Crop Watch: aphid numbers on the increase

Aphid numbers are building in both cereal and pulse crops and some may warrant control with an insecticide, report our Crop Watch agronomists this week.

David Martindale of Arable Alliance (Yorkshire) says aphid numbers have been increasing in peas, which required controlling with an insecticide.

“Keep monitoring crops as recent warm weather can soon allow aphid numbers to increase quickly above the 20% of plants infested threshold,” he advises.

Mr Martindale says although June rainfall improved crops, it may have arrived too late for winter barley.

Many barley crops have large levels of secondary growth so applying glyphosate pre-harvest may be necessary, he adds, but wide maturity variations in a field means getting the application timing right could prove tricky.

Oilseed rape and wheats generally look well on the heavier land, but wheat on lighter soils or late drilled after roots will struggle to produce good yields, he reckons.

Philip Vickers, of Farmacy (Lincolnshire), says spring barley crops that have not been treated with an insecticide recently are suffering from high aphid numbers. “These will be treated with pirimicarb or a pyrethroid within the next week,” he adds.

Spring beans will be receiving a final bruchid spray as they finish flowering. A pyrethroid and half-rate pirimicarb will be used as black bean aphids are increasing, he says. “This will be our third bruchid spray in some cases due to the protracted season.”

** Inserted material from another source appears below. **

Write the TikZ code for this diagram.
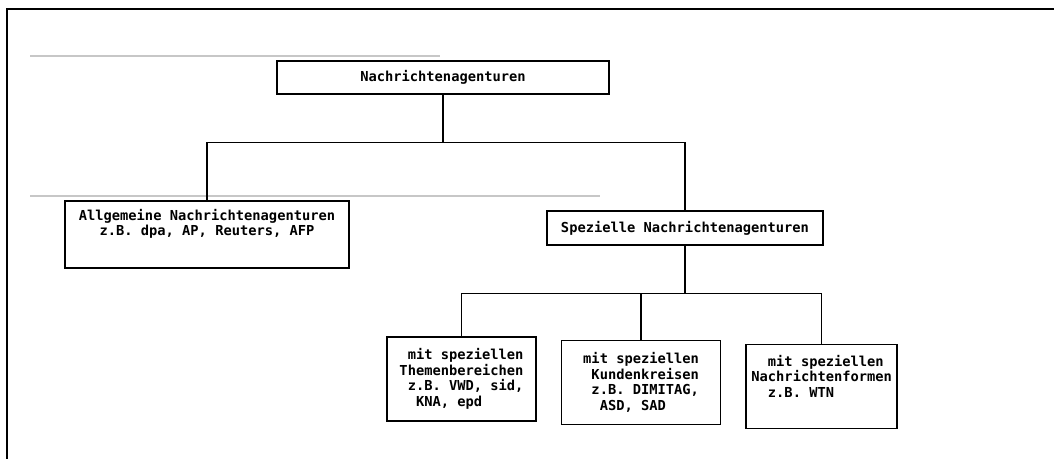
\documentclass[tikz,border=0pt]{standalone}
\usepackage{fontspec}
\setmonofont{DejaVu Sans Mono}
\usepackage{tikz}
\usetikzlibrary{positioning}
\newcommand{\chsp}{\phantom{x}}

\begin{document}
\begin{tikzpicture}[x=0.75pt, y=-0.75pt, line width=1pt, font=\ttfamily\bfseries\fontsize{10.3}{11.6}\selectfont]
  \tikzstyle{box} = [rectangle, draw, line width=1.2pt, inner sep=0pt, align=center]
  \tikzstyle{leaf} = [box, align=left, minimum width=111.75pt, minimum height=63pt]
  \tikzstyle{scanline} = [draw=black!22, line width=1.1pt]

  \useasboundingbox (0,0) rectangle (1054,459);
  \draw[line width=1.8pt] (7,459) -- (7,9) -- (1054,9);
  \draw[scanline] (30,56) -- (440,56);
  \draw[scanline] (30,196) -- (600,196);

  \node[box, minimum width=249pt, minimum height=24.75pt] (Agenturen) at (443,77.5) {Nachrichtenagenturen};
  \node[box, minimum width=213pt, minimum height=50.25pt] (Allgemeine) at (207,234.5) {Allgemeine Nachrichtenagenturen\\z.B. dpa, AP, Reuters, AFP\\[3pt] \strut};
  \node[box, minimum width=207pt, minimum height=25.5pt] (Spezielle) at (685,228) {Spezielle Nachrichtenagenturen};
  \node[leaf] (Themen) at (461.5,379) {\chsp mit speziellen\\Themenbereichen\\\chsp z.B. VWD, sid,\\\chsp\chsp KNA, epd};
  \node[leaf, minimum width=119.25pt] (Kunden) [right=18pt of Themen, yshift=-2.6pt] {mit speziellen\\\chsp Kundenkreisen\\\chsp z.B. DIMITAG,\\\chsp\chsp ASD, SAD};
  \node[leaf, minimum width=113.25pt] (Formen) [right=18pt of Kunden, yshift=-3pt] {\chsp\chsp mit speziellen\\Nachrichtenformen\\\chsp\chsp z.B. WTN\\ \strut};

  \draw (Agenturen.south) -- ++(0,48) -| (Allgemeine.north);
  \draw (Agenturen.south) -- ++(0,48) -| (Spezielle.north);
  \draw (Spezielle.south) -- ++(0,48) -| (Themen.north);
  \draw (Spezielle.south) -- ++(0,48) -| (Kunden.north);
  \draw (Spezielle.south) -- ++(0,48) -| (Formen.north);
\end{tikzpicture}
\end{document}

However, disease levels are still low in bean crops, says Mr Vickers, so a low rate triazole and chlorothalonil will be enough to keep the crop clean.

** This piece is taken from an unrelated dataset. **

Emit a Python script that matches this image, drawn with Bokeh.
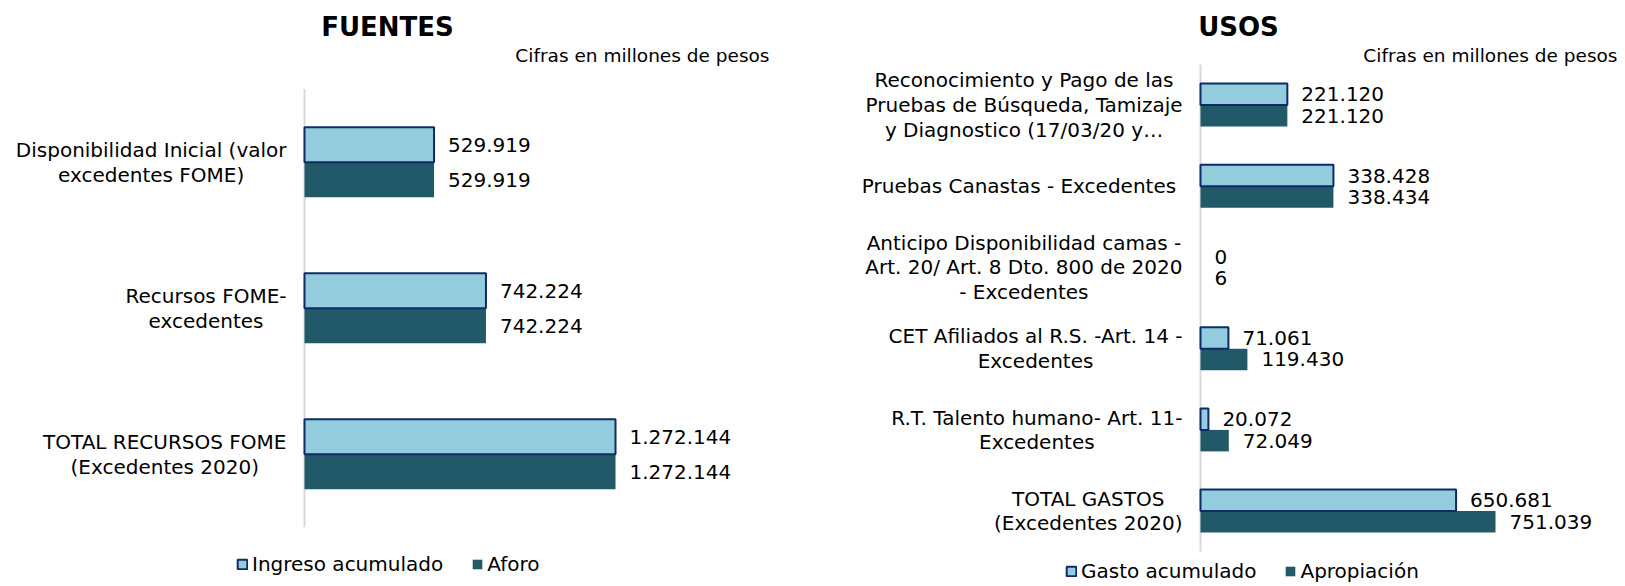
from bokeh.plotting import figure
from bokeh.layouts import row
from bokeh.models import Range1d, ColumnDataSource, Legend, LegendItem, Label
from bokeh.core.properties import value
from bokeh.embed import file_html
from bokeh.resources import INLINE

# ---------------- data ----------------
fuentes_title = "FUENTES"
fuentes_cats = [
    "Disponibilidad Inicial (valor\nexcedentes FOME)",
    "Recursos FOME-\nexcedentes",
    "TOTAL RECURSOS FOME\n(Excedentes 2020)",
]
fuentes_ingreso = [529919, 742224, 1272144]
fuentes_aforo = [529919, 742224, 1272144]
fuentes_series = ["Ingreso acumulado", "Aforo"]

usos_title = "USOS"
usos_cats = [
    "Reconocimiento y Pago de las\nPruebas de Búsqueda, Tamizaje\ny Diagnostico (17/03/20 y…",
    "Pruebas Canastas  - Excedentes",
    "Anticipo Disponibilidad camas -\nArt. 20/ Art. 8 Dto. 800 de 2020\n- Excedentes",
    "CET Afiliados al R.S. -Art. 14 -\nExcedentes",
    "R.T. Talento humano- Art. 11-\nExcedentes",
    "TOTAL GASTOS\n(Excedentes 2020)",
]
usos_gasto = [221120, 338428, 0, 71061, 20072, 650681]
usos_apropiacion = [221120, 338434, 6, 119430, 72049, 751039]
usos_series = ["Gasto acumulado", "Apropiación"]

note_text = "Cifras en millones de pesos"

# ---------------- style ----------------
FONT = "DejaVu Sans"
LIGHT = "#93CDDD"
DARK = "#215968"
EDGE = "#0F2B66"
AXIS = "#D9D9D9"
TXT = "#000000"
H = 586


def fmt(v):
    return f"{v:,}".replace(",", ".")


def panel(width, cats, s1, s2, names, title, axis_px, ppu, top_px, cat_px, bar_h,
          title_px, note_right_px, legend_loc):
    n = len(cats)
    y_top = -0.5 - top_px / cat_px
    y_bot = y_top + H / cat_px
    x0 = -axis_px / ppu
    x1 = (width - axis_px) / ppu

    def X(px):
        return x0 + px / ppu

    def Y(px):
        return y_top + px / cat_px

    p = figure(width=width, height=H, x_range=Range1d(x0, x1), y_range=Range1d(y_bot, y_top),
               output_backend="svg", toolbar_location=None, min_border=0,
               x_axis_location=None, y_axis_location=None)
    p.outline_line_color = None
    p.background_fill_color = "white"
    p.grid.visible = False

    idx = list(range(n))
    src = ColumnDataSource(dict(
        y1=[i - bar_h / 2 for i in idx], y2=[i + bar_h / 2 for i in idx],
        v1=s1, v2=s2, l1=[fmt(v) for v in s1], l2=[fmt(v) for v in s2],
        la=[1 if v > 0 else 0 for v in s1],
        yc=idx, cat=cats))

    # axis line
    p.segment(x0=[0], y0=[-0.5], x1=[0], y1=[n - 0.5], line_color=AXIS, line_width=2)

    r2 = p.hbar(y="y2", left=0, right="v2", height=bar_h, source=src,
                fill_color=DARK, line_color=None)
    r1 = p.hbar(y="y1", left=0, right="v1", height=bar_h, source=src,
                fill_color=LIGHT, line_color=EDGE, line_width=2, line_alpha="la")

    common = dict(text_font=value(FONT), text_font_size="20px", text_color=TXT,
                  text_baseline="middle")
    p.text(x="v1", y="y1", text="l1", source=src, x_offset=14, text_align="left", **common)
    p.text(x="v2", y="y2", text="l2", source=src, x_offset=14, text_align="left", **common)
    p.text(x=0, y="yc", text="cat", source=src, x_offset=-18, text_align="center",
           anchor=value("center_right"), text_line_height=1.03, **common)

    p.add_layout(Label(x=X(title_px[0]), y=Y(title_px[1]), text=title, text_font=FONT,
                       text_font_size="26px", text_font_style="bold", text_color=TXT,
                       text_align="center", text_baseline="middle"))
    p.add_layout(Label(x=X(note_right_px[0]), y=Y(note_right_px[1]), text=note_text,
                       text_font=FONT, text_font_size="18.5px", text_color=TXT,
                       text_align="right", text_baseline="middle"))

    leg = Legend(items=[LegendItem(label=names[0], renderers=[r1]),
                        LegendItem(label=names[1], renderers=[r2])],
                 orientation="horizontal", location=legend_loc,
                 glyph_width=12, glyph_height=12, label_standoff=4, spacing=28,
                 padding=0, margin=0, border_line_alpha=0, background_fill_alpha=0,
                 label_text_font=FONT, label_text_font_size="20px", label_text_color=TXT)
    p.add_layout(leg)
    return p


left = panel(808, fuentes_cats, fuentes_ingreso, fuentes_aforo, fuentes_series, fuentes_title,
             axis_px=304, ppu=311 / 1272144, top_px=88.7, cat_px=146, bar_h=0.24,
             title_px=(387, 26), note_right_px=(769, 55), legend_loc=(236, 10))

right = panel(817, usos_cats, usos_gasto, usos_apropiacion, usos_series, usos_title,
              axis_px=392, ppu=295 / 751039, top_px=64, cat_px=81.2, bar_h=0.265,
              title_px=(430, 26), note_right_px=(809, 55), legend_loc=(257, 3))

layout = row(left, right)
open("out.html", "w").write(file_html(layout, INLINE))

Early maturing oilseed rape varieties are nearing desiccation timing, he says. “After recent rains, crops picked up some late nitrogen and the pod filling period has, thankfully, been prolonged. All crops will be treated with glyphosate, unless they are for seed.”

With the current high value of seed, most treatments will include a pod sealant to reduce the risk of pod shatter and harvest as much seed as possible, he adds.

Swaran Bachoo, of Agrovista (Buckinghamshire), says June rainfall saved the day for most crops, especially oilseed rape which is “looking good and should yield well”.

However, he says Septoria tritici is starting to appear on the middle leaves of some crops and mildew is visible on many.

Poor blackgrass control is also apparent in many crops, he adds. “Weeds were tough at the time of spraying due to the dry weather, but resistance may slowly be creeping in.”

Dan Dines of Wessex Agronomy Services (Wiltshire) says June rainfall has improved wheat crops, but he fears most are too thin to produce top yields.

Late foliar nitrogen has been applied to milling wheats with reasonable yield potential. “Only time will tell if we were right,” he says.